Onde se escondem os leitores brasileiros? É o tema de minha conferência em Londrina e Curitiba. Nesse aeroporto eu não enxergo nenhum deles. Mas preciso ter essa resposta na ponta da língua, uma conversa afiada que justifique o cansaço da viagem, os trocados que me pagam. Onde estão os leitores invisíveis? Eles são como as cidades de Calvino, chega-se a eles por caminhos indiretos, percursos enviesados, sem jamais alcançar o âmago. “A cidade de quem passa sem entrar é uma; é outra para quem é aprisionado e não sai mais dali”. Ninguém entra na cidade dos livros. Eu continuo preso nela, como um Sísifo ou Prometeu fazendo a apologia da própria condenação.

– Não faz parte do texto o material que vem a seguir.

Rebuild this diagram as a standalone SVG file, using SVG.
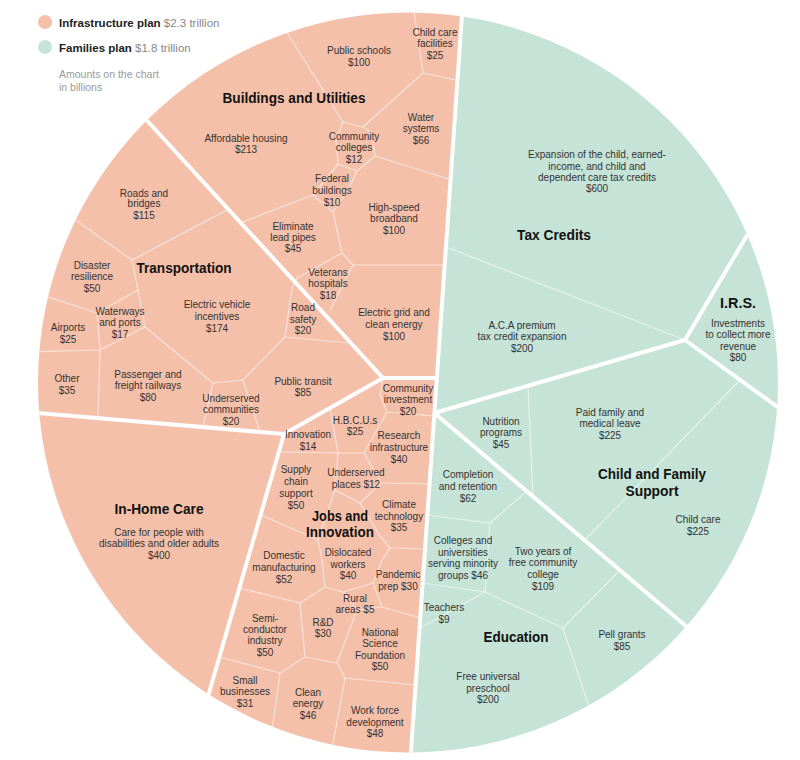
<svg xmlns="http://www.w3.org/2000/svg" width="800" height="760" viewBox="0 0 800 760">
<defs>
<clipPath id="disc"><circle cx="408" cy="382.5" r="370"/></clipPath>
</defs>
<style>
.lbl{font-family:"Liberation Sans",Arial,sans-serif;font-size:10px;fill:#333;text-anchor:middle}
.ttl{font-family:"Liberation Sans",Arial,sans-serif;font-size:14px;font-weight:bold;fill:#111;text-anchor:middle}
.leg{font-family:"Liberation Sans",Arial,sans-serif;font-size:11.5px;fill:#222}
.legv{font-weight:normal;fill:#888}
.note{font-family:"Liberation Sans",Arial,sans-serif;font-size:10.5px;fill:#999}
.thin{fill:none;stroke:#fff;stroke-opacity:.55;stroke-width:1.2;stroke-linejoin:round}
.thick{fill:none;stroke:#fff;stroke-width:4}
.inf{fill:#F5C0AA}
.fam{fill:#C5E3D7}
</style>
<rect width="800" height="760" fill="#fff"/>

<g id="legend">
<circle class="inf" cx="45" cy="22" r="7"/>
<text class="leg" x="59" y="27" font-weight="bold">Infrastructure plan<tspan class="legv"> $2.3 trillion</tspan></text>
<circle class="fam" cx="45" cy="47" r="7"/>
<text class="leg" x="59" y="52" font-weight="bold">Families plan<tspan class="legv"> $1.8 trillion</tspan></text>
<text class="note" x="59" y="78">Amounts on the chart</text>
<text class="note" x="59" y="91">in billions</text>
</g>

<g id="chart" clip-path="url(#disc)">
<polygon class="inf" points="0,0 463,0 410.4,760 0,760"/>
<polygon class="fam" points="463,0 800,0 800,760 410.4,760"/>

<g id="cell-lines" class="thin">
<!-- Buildings and Utilities -->
<path d="M276,15 L343,122"/>
<path d="M343,122 L363,127 L423,73"/>
<path d="M423,73 L413,5"/>
<path d="M423,73 L456,80"/>
<path d="M343,122 L336,140 L338,164 L357,171 L375,156 L372,133 L363,127"/>
<path d="M375,156 L452,180"/>
<path d="M338,164 L313,195 L333,212 L348,190 L357,171"/>
<path d="M313,195 L240,223"/>
<path d="M333,212 L342,253"/>
<path d="M342,253 L353,265 L446,265"/>
<path d="M342,253 L297,278 L292,288 L285,337"/>
<path d="M353,265 L330,310"/>
<path d="M285,337 L350,343"/>
<!-- Transportation -->
<path d="M60,209 L132,260 L229,209"/>
<path d="M132,260 L138,290 L97,313 L30,291"/>
<path d="M97,313 L100,350 L25,352"/>
<path d="M100,350 L98,418"/>
<path d="M100,350 L145,327 L138,290"/>
<path d="M145,327 L213,383 L203,427"/>
<path d="M213,383 L243,380 L260,432"/>
<path d="M243,380 L285,337"/>
<!-- Jobs and Innovation -->
<path d="M383,378 L380,395 L387,412 L434,416"/>
<path d="M387,412 L364,453"/>
<path d="M330,408 L338,453"/>
<path d="M279,452 L338,453 L364,453 L381,483 L432,484"/>
<path d="M338,453 L335,490 L318,540"/>
<path d="M335,490 L360,503 L381,483"/>
<path d="M360,503 L380,536 L390,548 L428,549"/>
<path d="M261,515 L318,540 L322,560 L325,587"/>
<path d="M390,548 L382,560 L373,583"/>
<path d="M325,587 L343,592 L373,583 L382,607 L421,618"/>
<path d="M343,592 L357,610 L382,607"/>
<path d="M239,588 L300,603 L325,587"/>
<path d="M300,603 L305,657 L337,663 L357,610"/>
<path d="M337,663 L345,678 L416,685"/>
<path d="M219,657 L280,673 L305,657"/>
<path d="M280,673 L270,745"/>
<path d="M345,678 L330,760"/>
<!-- Tax Credits -->
<path d="M446,247 L685,340"/>
<!-- Child and Family Support -->
<path d="M528,386 L533,496"/>
<path d="M740,380 L585,540"/>
<!-- Education -->
<path d="M427,515 L490,523 L527,491"/>
<path d="M490,523 L485,592 L563,628 L620,570"/>
<path d="M423,583 L485,592 L420,628"/>
<path d="M563,628 L592,716"/>
</g>

<g id="group-lines" class="thick">
<path d="M463,0 L410.4,760"/>
<path d="M130,102 L383,378 L437.5,378"/>
<path d="M383,378 L284,434 L25,412"/>
<path d="M284,434 L200,724"/>
<path d="M434.4,413 L685,340 L762,210"/>
<path d="M685,340 L790,416"/>
<path d="M434.4,413 L700,638"/>
</g>
</g>

<g id="buildings-and-utilities">
<text class="ttl" x="294" y="103" textLength="143" lengthAdjust="spacingAndGlyphs">Buildings and Utilities</text>
<g id="public-schools"><text class="lbl"><tspan x="359" y="53.5">Public schools</tspan><tspan x="359" y="65.5">$100</tspan></text></g>
<g id="child-care-facilities"><text class="lbl"><tspan x="435" y="35.5">Child care</tspan><tspan x="435" y="47">facilities</tspan><tspan x="435" y="58.5">$25</tspan></text></g>
<g id="affordable-housing"><text class="lbl"><tspan x="246" y="141.5">Affordable housing</tspan><tspan x="246" y="153">$213</tspan></text></g>
<g id="community-colleges"><text class="lbl"><tspan x="354" y="139.5">Community</tspan><tspan x="354" y="151">colleges</tspan><tspan x="354" y="163">$12</tspan></text></g>
<g id="water-systems"><text class="lbl"><tspan x="421" y="120.5">Water</tspan><tspan x="421" y="132">systems</tspan><tspan x="421" y="143.5">$66</tspan></text></g>
<g id="federal-buildings"><text class="lbl"><tspan x="332" y="181.5">Federal</tspan><tspan x="332" y="193.5">buildings</tspan><tspan x="332" y="205.5">$10</tspan></text></g>
<g id="broadband"><text class="lbl"><tspan x="394" y="210.5">High-speed</tspan><tspan x="394" y="221.5">broadband</tspan><tspan x="394" y="233.5">$100</tspan></text></g>
<g id="lead-pipes"><text class="lbl"><tspan x="293" y="229.5">Eliminate</tspan><tspan x="293" y="240.5">lead pipes</tspan><tspan x="293" y="251.5">$45</tspan></text></g>
<g id="veterans-hospitals"><text class="lbl"><tspan x="328" y="275.5">Veterans</tspan><tspan x="328" y="286.5">hospitals</tspan><tspan x="328" y="298.5">$18</tspan></text></g>
<g id="electric-grid"><text class="lbl"><tspan x="394" y="315.5">Electric grid and</tspan><tspan x="394" y="327.5">clean energy</tspan><tspan x="394" y="339.5">$100</tspan></text></g>
</g>

<g id="transportation">
<text class="ttl" x="184" y="273" textLength="95" lengthAdjust="spacingAndGlyphs">Transportation</text>
<g id="roads-bridges"><text class="lbl"><tspan x="144" y="196.5">Roads and</tspan><tspan x="144" y="207">bridges</tspan><tspan x="144" y="218.5">$115</tspan></text></g>
<g id="disaster-resilience"><text class="lbl"><tspan x="92" y="268.5">Disaster</tspan><tspan x="92" y="279.5">resilience</tspan><tspan x="92" y="291.5">$50</tspan></text></g>
<g id="ev-incentives"><text class="lbl"><tspan x="217" y="307.5">Electric vehicle</tspan><tspan x="217" y="319.5">incentives</tspan><tspan x="217" y="331.5">$174</tspan></text></g>
<g id="road-safety"><text class="lbl"><tspan x="303" y="311">Road</tspan><tspan x="303" y="322.5">safety</tspan><tspan x="303" y="334">$20</tspan></text></g>
<g id="waterways"><text class="lbl"><tspan x="120" y="314.5">Waterways</tspan><tspan x="120" y="326">and ports</tspan><tspan x="120" y="337.5">$17</tspan></text></g>
<g id="airports"><text class="lbl"><tspan x="68" y="330.5">Airports</tspan><tspan x="68" y="342.5">$25</tspan></text></g>
<g id="other"><text class="lbl"><tspan x="67" y="381.5">Other</tspan><tspan x="67" y="393.5">$35</tspan></text></g>
<g id="railways"><text class="lbl"><tspan x="148" y="377.5">Passenger and</tspan><tspan x="148" y="389">freight railways</tspan><tspan x="148" y="401">$80</tspan></text></g>
<g id="public-transit"><text class="lbl"><tspan x="303" y="384.5">Public transit</tspan><tspan x="303" y="396">$85</tspan></text></g>
<g id="underserved-communities"><text class="lbl"><tspan x="231" y="401.5">Underserved</tspan><tspan x="231" y="412.5">communities</tspan><tspan x="231" y="425">$20</tspan></text></g>
</g>

<g id="in-home-care">
<text class="ttl" x="159" y="514" textLength="89" lengthAdjust="spacingAndGlyphs">In-Home Care</text>
<text class="lbl"><tspan x="159" y="535.5">Care for people with</tspan><tspan x="159" y="546.5">disabilities and older adults</tspan><tspan x="159" y="558.5">$400</tspan></text>
</g>

<g id="jobs-and-innovation">
<text class="ttl" x="340" y="521" textLength="56" lengthAdjust="spacingAndGlyphs">Jobs and</text>
<text class="ttl" x="340" y="537" textLength="68" lengthAdjust="spacingAndGlyphs">Innovation</text>
<g id="community-investment"><text class="lbl"><tspan x="408" y="391.5">Community</tspan><tspan x="408" y="403">investment</tspan><tspan x="408" y="414.5">$20</tspan></text></g>
<g id="hbcus"><text class="lbl"><tspan x="355" y="423.5">H.B.C.U.s</tspan><tspan x="355" y="434.5">$25</tspan></text></g>
<g id="innovation"><text class="lbl"><tspan x="308" y="437.5">Innovation</tspan><tspan x="308" y="449.5">$14</tspan></text></g>
<g id="research-infrastructure"><text class="lbl"><tspan x="399" y="438.5">Research</tspan><tspan x="399" y="450.5">infrastructure</tspan><tspan x="399" y="462.5">$40</tspan></text></g>
<g id="supply-chain"><text class="lbl"><tspan x="296" y="472.5">Supply</tspan><tspan x="296" y="484.5">chain</tspan><tspan x="296" y="496.5">support</tspan><tspan x="296" y="508.5">$50</tspan></text></g>
<g id="underserved-places"><text class="lbl"><tspan x="356" y="475.5">Underserved</tspan><tspan x="356" y="487.5">places $12</tspan></text></g>
<g id="climate-technology"><text class="lbl"><tspan x="399" y="507.5">Climate</tspan><tspan x="399" y="519.5">technology</tspan><tspan x="399" y="530.5">$35</tspan></text></g>
<g id="domestic-manufacturing"><text class="lbl"><tspan x="284" y="558.5">Domestic</tspan><tspan x="284" y="570.5">manufacturing</tspan><tspan x="284" y="582.5">$52</tspan></text></g>
<g id="dislocated-workers"><text class="lbl"><tspan x="348" y="555.5">Dislocated</tspan><tspan x="348" y="567.5">workers</tspan><tspan x="348" y="578.5">$40</tspan></text></g>
<g id="pandemic-prep"><text class="lbl"><tspan x="398" y="577.5">Pandemic</tspan><tspan x="398" y="590">prep $30</tspan></text></g>
<g id="rural-areas"><text class="lbl"><tspan x="355" y="601.5">Rural</tspan><tspan x="355" y="613">areas $5</tspan></text></g>
<g id="semiconductor"><text class="lbl"><tspan x="265" y="621.5">Semi-</tspan><tspan x="265" y="632.5">conductor</tspan><tspan x="265" y="644">industry</tspan><tspan x="265" y="655.5">$50</tspan></text></g>
<g id="r-and-d"><text class="lbl"><tspan x="323" y="625.5">R&amp;D</tspan><tspan x="323" y="637">$30</tspan></text></g>
<g id="nsf"><text class="lbl"><tspan x="380" y="635.5">National</tspan><tspan x="380" y="647">Science</tspan><tspan x="380" y="658.5">Foundation</tspan><tspan x="380" y="670">$50</tspan></text></g>
<g id="small-businesses"><text class="lbl"><tspan x="245" y="683.5">Small</tspan><tspan x="245" y="694.5">businesses</tspan><tspan x="245" y="706.5">$31</tspan></text></g>
<g id="clean-energy"><text class="lbl"><tspan x="308" y="695.5">Clean</tspan><tspan x="308" y="706.5">energy</tspan><tspan x="308" y="718.5">$46</tspan></text></g>
<g id="workforce"><text class="lbl"><tspan x="375" y="713.5">Work force</tspan><tspan x="375" y="725.5">development</tspan><tspan x="375" y="736.5">$48</tspan></text></g>
</g>

<g id="tax-credits">
<text class="ttl" x="554" y="240" textLength="74" lengthAdjust="spacingAndGlyphs">Tax Credits</text>
<g id="credit-expansion"><text class="lbl"><tspan x="597" y="157.5">Expansion of the child, earned-</tspan><tspan x="597" y="169.5">income, and child and</tspan><tspan x="597" y="180.5">dependent care tax credits</tspan><tspan x="597" y="191.5">$600</tspan></text></g>
<g id="aca-premium"><text class="lbl"><tspan x="522" y="328.5">A.C.A premium</tspan><tspan x="522" y="340">tax credit expansion</tspan><tspan x="522" y="351.5">$200</tspan></text></g>
</g>

<g id="irs">
<text class="ttl" x="738" y="308" textLength="36" lengthAdjust="spacingAndGlyphs">I.R.S.</text>
<text class="lbl"><tspan x="738" y="326.5">Investments</tspan><tspan x="738" y="338">to collect more</tspan><tspan x="738" y="349.5">revenue</tspan><tspan x="738" y="361">$80</tspan></text>
</g>

<g id="child-and-family-support">
<text class="ttl" x="652" y="479" textLength="108" lengthAdjust="spacingAndGlyphs">Child and Family</text>
<text class="ttl" x="652" y="496" textLength="53" lengthAdjust="spacingAndGlyphs">Support</text>
<g id="nutrition"><text class="lbl"><tspan x="501" y="424.5">Nutrition</tspan><tspan x="501" y="435.5">programs</tspan><tspan x="501" y="447.5">$45</tspan></text></g>
<g id="paid-leave"><text class="lbl"><tspan x="610" y="415.5">Paid family and</tspan><tspan x="610" y="426.5">medical leave</tspan><tspan x="610" y="438.5">$225</tspan></text></g>
<g id="child-care"><text class="lbl"><tspan x="698" y="522.5">Child care</tspan><tspan x="698" y="534.5">$225</tspan></text></g>
</g>

<g id="education">
<text class="ttl" x="516" y="642" textLength="65" lengthAdjust="spacingAndGlyphs">Education</text>
<g id="completion"><text class="lbl"><tspan x="468" y="477.5">Completion</tspan><tspan x="468" y="489.5">and retention</tspan><tspan x="468" y="501.5">$62</tspan></text></g>
<g id="minority-colleges"><text class="lbl"><tspan x="463" y="543.5">Colleges and</tspan><tspan x="463" y="555.5">universities</tspan><tspan x="463" y="566.5">serving minority</tspan><tspan x="463" y="578.5">groups $46</tspan></text></g>
<g id="community-college"><text class="lbl"><tspan x="543" y="554.5">Two years of</tspan><tspan x="543" y="565.5">free community</tspan><tspan x="543" y="577.5">college</tspan><tspan x="543" y="590">$109</tspan></text></g>
<g id="teachers"><text class="lbl"><tspan x="444" y="610.5">Teachers</tspan><tspan x="444" y="622.5">$9</tspan></text></g>
<g id="pell-grants"><text class="lbl"><tspan x="622" y="637.5">Pell grants</tspan><tspan x="622" y="649.5">$85</tspan></text></g>
<g id="preschool"><text class="lbl"><tspan x="488" y="679.5">Free universal</tspan><tspan x="488" y="691.5">preschool</tspan><tspan x="488" y="702.5">$200</tspan></text></g>
</g>
</svg>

Felizmente a aeronave. Logo mais o hotel, o quarto, a cama, depois de um voo de 45 minutos. Sentados atrás de mim, o jovem casal e a filhinha de meses. A menina gargalha precocemente, os pais cochilam. Por que a menina ri? Ainda ignora a existência de “uma lista” por onde passeará seus dias. Os pais certamente acreditam que “em redor de nós não há armadilhas e laços, nada que nos deva angustiar e atormentar”. 45 minutos passam ligeiros. O comissário de bordo anuncia que o avião iniciou descida, pede que elevem os recostos das poltronas, recolham as mesinhas, desliguem os aparelhos eletrônicos. A menina grita alucinada. Também sinto dores nos ouvidos, sou como as crianças que não desenvolveram completamente o sistema auditivo. Felizmente pousamos, os avisos de atar cinto continuam acesos, os passageiros se apressam em ligar os Smartphones, antes de abrirem as portas do avião. A menininha volta a rir alto. Quando me levanto, cumprimento o casal. Digo que sou médico, explico que os bebês choram nos pousos das aeronaves porque sentem dores nos ouvidos. O casal troca olhares. O pai explica que a filha costuma viajar e não sente nada. Ela gritava porque tiveram de desligar o filminho que assistia no tablet. Percebo a engenhoca religada. A criança ri, agita-se, bate na tela com as mãozinhas. Uma princesa feliz para sempre no seu castelo virtual, igualzinho aos contos de fada.